Personal information
- Full name: Fernando Manuel Ferreira Fonseca
- Date of birth: 14 March 1997 (age 29)
- Place of birth: Porto, Portugal
- Height: 1.82 m (5 ft 11+1⁄2 in)
- Position: Right-back

Team information
- Current team: Leixões
- Number: 2

Youth career
- 2007–2009: Boavista
- 2009–2016: Porto
- 2012–2013: → Padroense (loan)

Senior career*
- Years: Team / Apps / (Gls)
- 2016–2019: Porto B / 32 / (0)
- 2017: Porto / 1 / (0)
- 2017–2018: → Estoril (loan) / 19 / (0)
- 2019–2020: Gil Vicente / 20 / (0)
- 2020–2023: Paços Ferreira / 62 / (0)
- 2023–2025: AVS / 50 / (0)
- 2026–: Leixões / 7 / (0)

International career
- 2014–2015: Portugal U18 / 7 / (0)
- 2015: Portugal U19 / 6 / (0)
- 2016–2018: Portugal U21 / 12 / (0)
- 2016: Portugal U23 / 4 / (0)

= Fernando Fonseca =

Portuguese footballer

Fernando Manuel Ferreira Fonseca (born 14 March 1997) is a Portuguese professional footballer who plays as a right-back for Liga Portugal 2 club Leixões.

==Club career==
===Porto===
Born in Porto, Fonseca joined FC Porto's youth system in 2009, from neighbours Boavista FC. While at the service of the former's under-19 squad he won two consecutive national championships, under the guidance of former club player António Folha; his contribution was praised by the media, who described an enormous work capacity on the right flank and aggressiveness in ball disputes.

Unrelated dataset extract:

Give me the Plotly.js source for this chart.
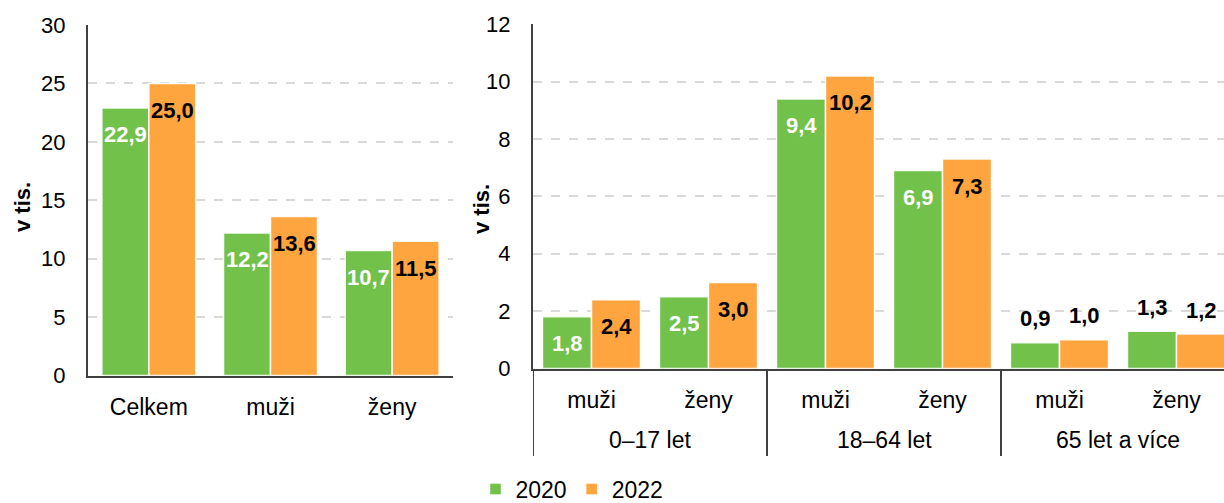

In the beginning of the 2016–17 season, Fonseca was promoted to the reserves by Luís Castro. His senior debut arrived on 24 August 2016, in a 2–1 home win against S.C. Olhanense in the Segunda Liga where he played the full 90 minutes. The following month he signed a contract extension until 2020, although no values of the termination clause were disclosed.

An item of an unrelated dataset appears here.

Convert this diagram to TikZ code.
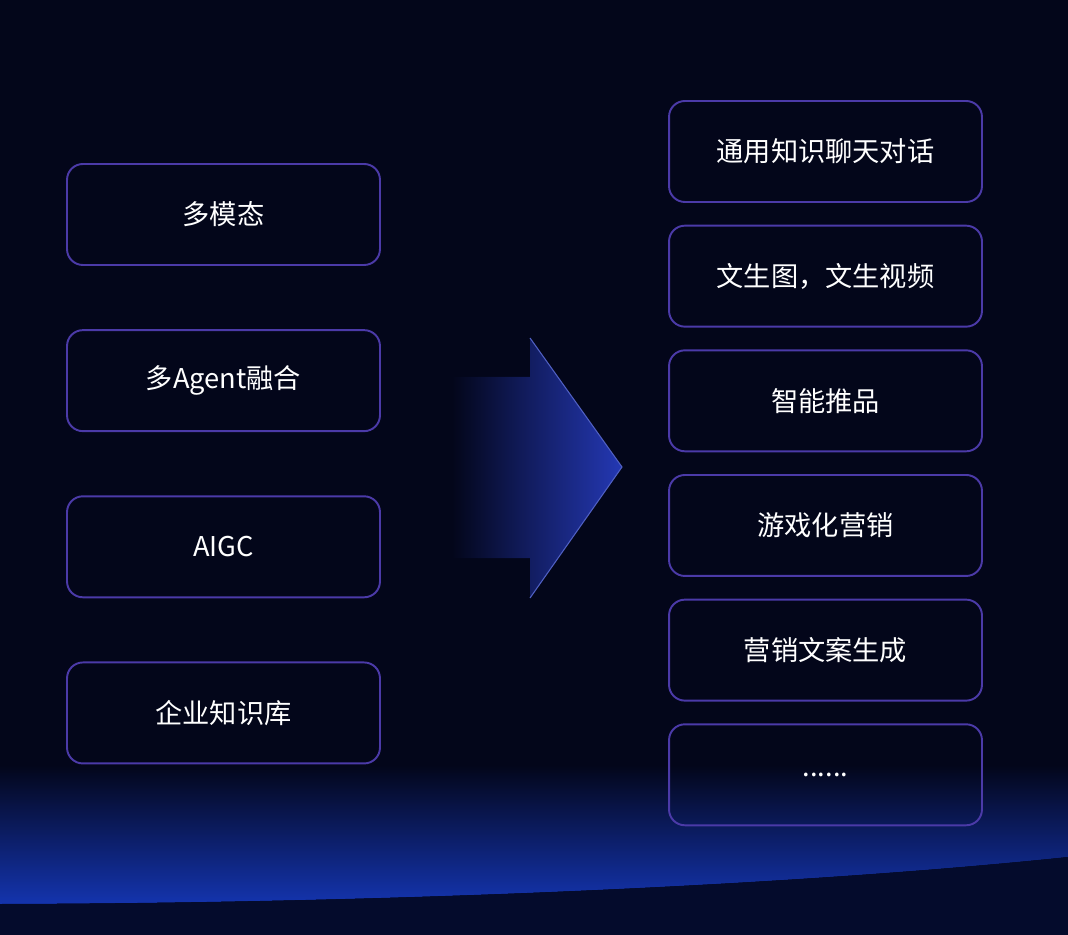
\documentclass[tikz,border=0pt]{standalone}
\usepackage{fontspec}
\setmainfont{Noto Sans CJK SC}
\usetikzlibrary{positioning}
\definecolor{bgnavy}{HTML}{03061A}
\definecolor{floornavy}{HTML}{040B2C}
\definecolor{glowblue}{HTML}{1434AE}
\definecolor{cardline}{HTML}{4B3AA8}
\definecolor{arrowmid}{HTML}{1C1D62}
\definecolor{arrowblue}{HTML}{2438B4}
\begin{document}
\begin{tikzpicture}[x=0.02cm,y=-0.02cm,
    card/.style={draw=cardline,line width=1.1pt,rounded corners=9pt,minimum width=6.26cm,minimum height=2.02cm,text=white,font=\fontsize{15.5}{18}\selectfont},
    leftcard/.style={card,below=1.265cm of #1},
    rightcard/.style={card,below=0.435cm of #1}]
	    % background and floor glow
	    \fill[bgnavy](0,0)rectangle(1068,935);
	    \useasboundingbox(0,0)rectangle(1068,935);
	    \shade[top color=bgnavy,bottom color=glowblue](0,765)--(1068,765)--(1068,857)..controls(800,885)and(400,903)..(0,904)--cycle;
	    \fill[floornavy](0,904)..controls(400,903)and(800,885)..(1068,857)--(1068,935)--(0,935)--cycle;
	    % big arrow
	    \shade[left color=bgnavy,middle color=arrowmid,right color=arrowblue](452,377)--(530,377)--(530,338)--(622,467)--(530,598)--(530,558)--(452,558)--cycle;
	    \draw[arrowblue!80!white,line width=.6pt](530,338)--(622,467)--(530,598);
	    % left column
	    \node[card](l1)at(223.5,214.5){多模态};
	    \node[leftcard=l1](l2){多Agent融合};
	    \node[leftcard=l2](l3){AIGC};
	    \node[leftcard=l3](l4){企业知识库};
	    % right column
	    \node[card](r1)at(825.5,151.5){通用知识聊天对话};
	    \node[rightcard=r1](r2){文生图，文生视频};
	    \node[rightcard=r2](r3){智能推品};
	    \node[rightcard=r3](r4){游戏化营销};
	    \node[rightcard=r4](r5){营销文案生成};
	    \node[rightcard=r5](r6){......};
	\end{tikzpicture}
\end{document}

Fonseca played his first match in the Primeira Liga on 6 May 2017, profiting from the absence of the suspended Maxi Pereira and featuring the entire 1–1 away draw with C.S. Marítimo. For the following campaign, he was loaned to fellow top-division team G.D. Estoril Praia.

===Gil Vicente===
On 30 August 2019, Fonseca ended his decade-long link to Porto by signing for Gil Vicente F.C. as a replacement for Kellyton. He made his debut two weeks later, in a 2–0 loss at S.L. Benfica.

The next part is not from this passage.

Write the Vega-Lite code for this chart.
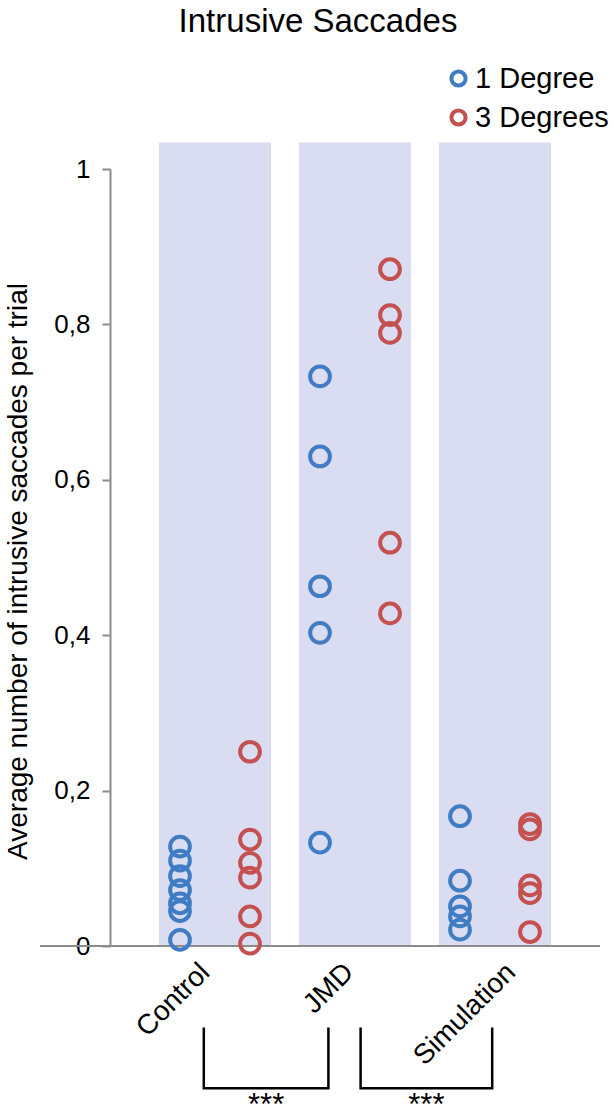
{
  "$schema": "https://vega.github.io/schema/vega-lite/v6.json",
  "autosize": {"type": "none"},
  "width": 490,
  "height": 777,
  "padding": {"left": 110, "top": 169, "right": 15, "bottom": 165},
  "background": "white",
  "config": {"font": "Liberation Sans", "view": {"stroke": null}},
  "title": {"text": "Intrusive Saccades", "fontSize": 33, "fontWeight": "normal", "color": "black", "anchor": "middle", "frame": "group", "dx": -37, "offset": 25},
  "datasets": {
    "bands": [
      {"group": "Control", "lo": 0.6, "hi": 1.4},
      {"group": "JMD", "lo": 1.6, "hi": 2.4},
      {"group": "Simulation", "lo": 2.6, "hi": 3.4}
    ],
    "points": [
      {"group": "Control", "degree": "1 Degree", "pos": 0.75, "value": 0.128},
      {"group": "Control", "degree": "1 Degree", "pos": 0.75, "value": 0.11},
      {"group": "Control", "degree": "1 Degree", "pos": 0.75, "value": 0.09},
      {"group": "Control", "degree": "1 Degree", "pos": 0.75, "value": 0.072},
      {"group": "Control", "degree": "1 Degree", "pos": 0.75, "value": 0.055},
      {"group": "Control", "degree": "1 Degree", "pos": 0.75, "value": 0.045},
      {"group": "Control", "degree": "1 Degree", "pos": 0.75, "value": 0.008},
      {"group": "Control", "degree": "3 Degrees", "pos": 1.25, "value": 0.25},
      {"group": "Control", "degree": "3 Degrees", "pos": 1.25, "value": 0.137},
      {"group": "Control", "degree": "3 Degrees", "pos": 1.25, "value": 0.107},
      {"group": "Control", "degree": "3 Degrees", "pos": 1.25, "value": 0.088},
      {"group": "Control", "degree": "3 Degrees", "pos": 1.25, "value": 0.038},
      {"group": "Control", "degree": "3 Degrees", "pos": 1.25, "value": 0.003},
      {"group": "JMD", "degree": "1 Degree", "pos": 1.75, "value": 0.733},
      {"group": "JMD", "degree": "1 Degree", "pos": 1.75, "value": 0.63},
      {"group": "JMD", "degree": "1 Degree", "pos": 1.75, "value": 0.463},
      {"group": "JMD", "degree": "1 Degree", "pos": 1.75, "value": 0.403},
      {"group": "JMD", "degree": "1 Degree", "pos": 1.75, "value": 0.133},
      {"group": "JMD", "degree": "3 Degrees", "pos": 2.25, "value": 0.871},
      {"group": "JMD", "degree": "3 Degrees", "pos": 2.25, "value": 0.812},
      {"group": "JMD", "degree": "3 Degrees", "pos": 2.25, "value": 0.789},
      {"group": "JMD", "degree": "3 Degrees", "pos": 2.25, "value": 0.519},
      {"group": "JMD", "degree": "3 Degrees", "pos": 2.25, "value": 0.428},
      {"group": "Simulation", "degree": "1 Degree", "pos": 2.75, "value": 0.167},
      {"group": "Simulation", "degree": "1 Degree", "pos": 2.75, "value": 0.084},
      {"group": "Simulation", "degree": "1 Degree", "pos": 2.75, "value": 0.051},
      {"group": "Simulation", "degree": "1 Degree", "pos": 2.75, "value": 0.038},
      {"group": "Simulation", "degree": "1 Degree", "pos": 2.75, "value": 0.021},
      {"group": "Simulation", "degree": "3 Degrees", "pos": 3.25, "value": 0.157},
      {"group": "Simulation", "degree": "3 Degrees", "pos": 3.25, "value": 0.15},
      {"group": "Simulation", "degree": "3 Degrees", "pos": 3.25, "value": 0.078},
      {"group": "Simulation", "degree": "3 Degrees", "pos": 3.25, "value": 0.068},
      {"group": "Simulation", "degree": "3 Degrees", "pos": 3.25, "value": 0.018}
    ],
    "brackets": [
      {"b": "a", "o": 1, "bx": 0.92, "by": -0.105},
      {"b": "a", "o": 2, "bx": 0.92, "by": -0.183},
      {"b": "a", "o": 3, "bx": 1.81, "by": -0.183},
      {"b": "a", "o": 4, "bx": 1.81, "by": -0.105},
      {"b": "b", "o": 1, "bx": 2.04, "by": -0.105},
      {"b": "b", "o": 2, "bx": 2.04, "by": -0.183},
      {"b": "b", "o": 3, "bx": 2.98, "by": -0.183},
      {"b": "b", "o": 4, "bx": 2.98, "by": -0.105}
    ],
    "stars": [
      {"sx": 1.365, "sy": -0.186, "t": "***"},
      {"sx": 2.51, "sy": -0.186, "t": "***"}
    ]
  },
  "layer": [
    {
      "data": {"name": "bands"},
      "mark": {"type": "rect", "color": "#dadcf1"},
      "encoding": {
        "x": {"field": "lo", "type": "quantitative", "scale": {"domain": [0.25, 3.75], "nice": false, "zero": false},
          "axis": {"values": [1, 2, 3], "labelExpr": "datum.value == 1 ? 'Control' : datum.value == 2 ? 'JMD' : 'Simulation'", "labelAngle": -45, "labelFontSize": 28, "labelColor": "black", "domain": false, "ticks": false, "grid": false, "title": null, "labelPadding": 12,
            "labelOffset": {"condition": [{"test": "datum.value == 3", "value": 6}, {"test": "datum.value == 1", "value": -20}], "value": -16}}},
        "x2": {"field": "hi"},
        "y": {"datum": 0, "type": "quantitative", "scale": {"domain": [0, 1], "nice": false},
          "axis": {"values": [0, 0.2, 0.4, 0.6, 0.8, 1], "labelExpr": "replace(format(datum.value, '~g'), '.', ',')", "grid": false, "domainColor": "#8c8c8c", "domainWidth": 2, "tickColor": "#8c8c8c", "tickWidth": 2, "tickSize": 8, "labelPadding": 12, "labelFontSize": 26, "labelColor": "black", "title": "Average number of intrusive saccades per trial", "titleFontSize": 28, "titleFontWeight": "normal", "titleColor": "black", "titlePadding": 21, "titleY": 402}},
        "y2": {"datum": 1.034}
      }
    },
    {
      "data": {"name": "bands"},
      "mark": {"type": "rule", "color": "#8c8c8c", "strokeWidth": 2},
      "encoding": {
        "x": {"datum": -0.25, "type": "quantitative"},
        "x2": {"datum": 3.75},
        "y": {"datum": 0, "type": "quantitative"}
      }
    },
    {
      "data": {"name": "points"},
      "mark": {"type": "point", "shape": "circle", "filled": false, "size": 390, "strokeWidth": 4, "opacity": 1},
      "encoding": {
        "x": {"field": "pos", "type": "quantitative"},
        "y": {"field": "value", "type": "quantitative"},
        "color": {"field": "degree", "type": "nominal",
          "scale": {"domain": ["1 Degree", "3 Degrees"], "range": ["#3f7cc4", "#c4504f"]},
          "legend": {"title": null, "orient": "none", "legendX": 334, "legendY": -105, "labelFontSize": 29, "labelColor": "black", "symbolSize": 200, "symbolStrokeWidth": 4, "symbolType": "circle", "rowPadding": 8, "labelOffset": 2}}
      }
    },
    {
      "data": {"name": "brackets"},
      "mark": {"type": "line", "color": "black", "strokeWidth": 2.5, "strokeJoin": "miter"},
      "encoding": {
        "x": {"field": "bx", "type": "quantitative"},
        "y": {"field": "by", "type": "quantitative"},
        "detail": {"field": "b"},
        "order": {"field": "o"}
      }
    },
    {
      "data": {"name": "stars"},
      "mark": {"type": "text", "fontSize": 31, "color": "black", "baseline": "top", "align": "center"},
      "encoding": {
        "x": {"field": "sx", "type": "quantitative"},
        "y": {"field": "sy", "type": "quantitative"},
        "text": {"field": "t"}
      }
    }
  ]
}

On 8 March 2020, Fonseca suffered a serious left ankle injury against C.D. Santa Clara, and had to wait for surgery due to the COVID-19 pandemic that had also postponed the top-flight season.

===Paços Ferreira===
Fonseca joined F.C. Paços de Ferreira on a three-year contract in September 2020. On 15 February 2023, he left by mutual consent.

===AVS===
On 8 July 2023, Fonseca agreed to a two-year deal with recently founded second-tier AVS Futebol SAD. When it expired, with the club by then in the main division, he left after failing to agree new terms.

===Leixões===
On 31 January 2026, the free agent Fonseca joined Leixões S.C. in the second tier.

==International career==
Aged 19, Fonseca was selected by manager Rui Jorge for his 2016 Summer Olympics squad due to Fábio Sturgeon's injury. He was first-choice during the competition in Brazil, in an eventual quarter-final exit.

Fonseca earned his first cap for the under-21 side on 2 September 2016, in a 0–0 home draw against Israel in the 2017 UEFA European Under-21 Championship qualifiers.